Wash the meat and mix it with the ginger garlic paste, salt and the chilly powder. Heat oil in a pan and fry the onions, curry leaves, red chillies and spices till golden brown.  Add the meat and mix well.  Fry for a few minutes. Add the vinegar / Tamarind juice and sufficient water and cook on medium heat till the meat is done. Keep frying till the gravy is thick and dark brown

 

 

PULI FRY OR TAMARIND MEAT FRY (Meat cooked with Tamarind)

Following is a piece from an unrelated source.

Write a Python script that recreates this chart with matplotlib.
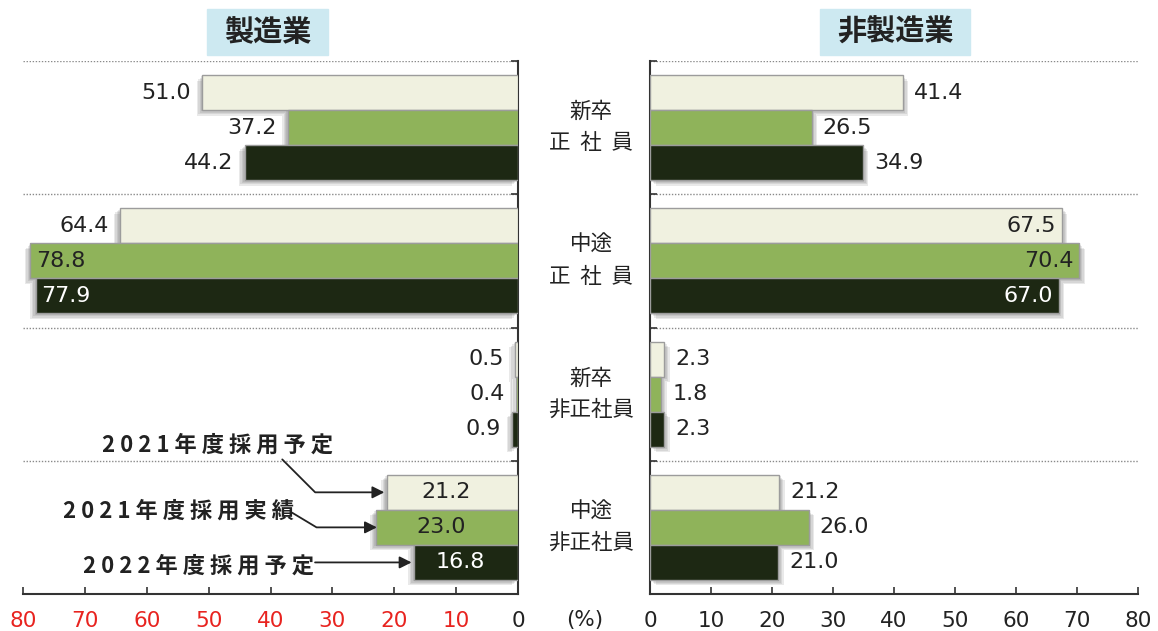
import numpy as np
import matplotlib.pyplot as plt
import matplotlib.patches as mpatches
import matplotlib.patheffects as pe

plt.rcParams['font.family'] = ['Noto Sans CJK JP', 'DejaVu Sans']

groups = ['新卒\n正  社  員', '中途\n正  社  員', '新卒\n非正社員', '中途\n非正社員']
series = ['2021年度採用予定', '2021年度採用実績', '2022年度採用予定']

# 製造業
mfg_plan21 = [51.0, 64.4, 0.5, 21.2]
mfg_act21 = [37.2, 78.8, 0.4, 23.0]
mfg_plan22 = [44.2, 77.9, 0.9, 16.8]

# 非製造業
non_plan21 = [41.4, 67.5, 2.3, 21.2]
non_act21 = [26.5, 70.4, 1.8, 26.0]
non_plan22 = [34.9, 67.0, 2.3, 21.0]

xticks = [0, 10, 20, 30, 40, 50, 60, 70, 80]

colors = ['#f0f1e0', '#8fb35a', '#1d2813']
text_cols = ['#222222', '#222222', 'white']
bar_h = 0.263
offs = [-bar_h, 0, bar_h]
num_font = dict(family='DejaVu Sans', fontsize=16)

fig = plt.figure(figsize=(11.58, 6.31), dpi=100)
axL = fig.add_axes([23/1158, 1 - 594/631, 495/1158, 533/631])
axR = fig.add_axes([650/1158, 1 - 594/631, 488/1158, 533/631])


def shadow(sign):
    fx = [pe.SimplePatchShadow(offset=(sign * d, -d), shadow_rgbFace='0.35', alpha=0.13)
          for d in (1, 2, 3, 4)]
    return fx + [pe.Normal()]


def draw_panel(ax, data, left):
    sign = -1 if left else 1
    y = np.arange(len(groups)) + 0.5
    for k, vals in enumerate(data):
        bars = ax.barh(y + offs[k], vals, height=bar_h, color=colors[k],
                       edgecolor='#9c9c9c', linewidth=1.0, zorder=3)
        for b in bars:
            b.set_path_effects(shadow(sign))
        for i, v in enumerate(vals):
            yy = y[i] + offs[k]
            lab = f'{v:.1f}'
            if left and i == 3:
                ax.text(v / 2 + 1, yy, lab, ha='center', va='center',
                        color=text_cols[k], zorder=5, **num_font)
            elif v > 65:
                ax.annotate(lab, (v, yy), xytext=(-sign * 4, 0), textcoords='offset points',
                            ha='left' if left else 'right', va='center',
                            color=text_cols[k], zorder=5, **num_font)
            else:
                ax.annotate(lab, (v, yy), xytext=(sign * 8, 0), textcoords='offset points',
                            ha='right' if left else 'left', va='center',
                            color='#222222', zorder=5, **num_font)
    # separators
    for s in range(len(groups)):
        ax.axhline(s, color='#8a8a8a', lw=1, ls=(0, (1, 1.2)), zorder=1)
    ax.set_ylim(len(groups), 0)
    ax.set_xlim(80, 0) if left else ax.set_xlim(0, 80)
    ax.set_yticks(range(len(groups)))
    ax.set_yticklabels([])
    ax.set_xticks(xticks)
    ax.set_xticklabels([str(t) for t in xticks], family='DejaVu Sans', fontsize=15.5)
    ax.tick_params(axis='both', direction='in', length=5, width=1.2, color='#333333')
    ax.tick_params(axis='x', pad=12)
    for sp in ['top', 'left', 'right']:
        ax.spines[sp].set_visible(False)
    ax.spines['bottom'].set_linewidth(1.5)
    ax.spines['bottom'].set_color('#333333')
    side = 'right' if left else 'left'
    ax.spines[side].set_visible(True)
    ax.spines[side].set_linewidth(1.5)
    ax.spines[side].set_color('#333333')
    if left:
        ax.yaxis.tick_right()
    ax.set_facecolor('none')


draw_panel(axL, [mfg_plan21, mfg_act21, mfg_plan22], True)
draw_panel(axR, [non_plan21, non_act21, non_plan22], False)

for t in axL.get_xticklabels():
    t.set_color('#222222' if t.get_text() == '0' else '#e8231f')
for t in axR.get_xticklabels():
    t.set_color('#222222')

fig.text(585 / 1158, 1 - 620 / 631, '(%)', ha='center', va='center', color='#222222',
         family='DejaVu Sans', fontsize=15.5)

# group labels in the middle
for i, g in enumerate(groups):
    yc = 1 - (61 + 133.25 * (i + 0.5)) / 631
    fig.text(591 / 1158, yc, g, ha='center', va='center', fontsize=15.5,
             linespacing=1.55, color='#222222')

# panel titles
for x0, w, title in [(207, 121, '製造業'), (820, 150, '非製造業')]:
    fig.patches.append(mpatches.Rectangle((x0 / 1158, 1 - 55 / 631), w / 1158, 46 / 631,
                                          transform=fig.transFigure, color='#cde9f1', zorder=0))
    fig.text((x0 + w / 2) / 1158, 1 - 32 / 631, title, ha='center', va='center',
             fontsize=21, fontweight='bold', color='#222222')

# series callouts: text, text position, arrow start, arrow tip, connector
callouts = [
    (series[0], (48.5, 2.88), (38.1, 2.99), (21.6, 3.237), 'angle,angleA=-45,angleB=180,rad=0'),
    (series[1], (54.8, 3.38), (36.5, 3.39), (22.8, 3.5), 'angle,angleA=-31,angleB=180,rad=0'),
    (series[2], (51.6, 3.79), (32.8, 3.763), (17.2, 3.763), 'arc3,rad=0'),
]
for txt, pos, start, tip, conn in callouts:
    axL.text(pos[0], pos[1], ' '.join(txt), ha='center', va='center', fontsize=16,
             fontweight='bold', color='#222222', zorder=6)
    axL.annotate('', xy=tip, xytext=start, zorder=6, annotation_clip=False,
                 arrowprops=dict(arrowstyle='-|>', color='#222222', lw=1.3, mutation_scale=18,
                                 shrinkA=0, shrinkB=0, connectionstyle=conn))

fig.savefig('out.png', dpi=100)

½ kg mutton or beef cut into medium size pieces     

2 big onions sliced                            

½  teaspoon coriander powder         

4 red chilies broken into bits             

2 teaspoons chilly powder

1teaspoon ginger garlic paste           

Salt to taste         

2 tablespoons oil                                

½ cup thick tamarind juice

Wash the meat and mix it with the ginger and garlic paste, salt, coriander powder and the chilly powder. Heat oil in a pan and fry the onions till golden brown.  Add the meat and mix well.  Fry for a few minutes. Add sufficient water and cook on medium heat till the meat is tender. Now add the thick tamarind juice and mix well. Keep frying till the gravy is thick and dark brown

Serve with rice or chappatis or even idlis and hoppers

BAKED BONELESS CHICKEN

300 grams boneless chicken cut into 1 inch pieces
2 teaspoons chilly powder
1 teaspoon cumin powder
½ teaspoon all spice powder or garam masala
1 teaspoon ginger paste
1 teaspoon garlic paste
½ teaspoon tumeric powder
2 tablespoons curd or yogurt
1 teaspoon vinegar
2 tablespoons butter
Wash the chicken and leave aside. Mix the curds, chilly powder, cumin powder, garam masala powder, ginger garlic paste, salt and tumeric powder together. Marinate the boneless chicken with this mixture and leave aside for 20 minutes.Transfer to a buttered baking dish and dot all over with the butter. Bake in a moderate oven for 40 to 45 minutes.
Serve as a starter or as a side dish.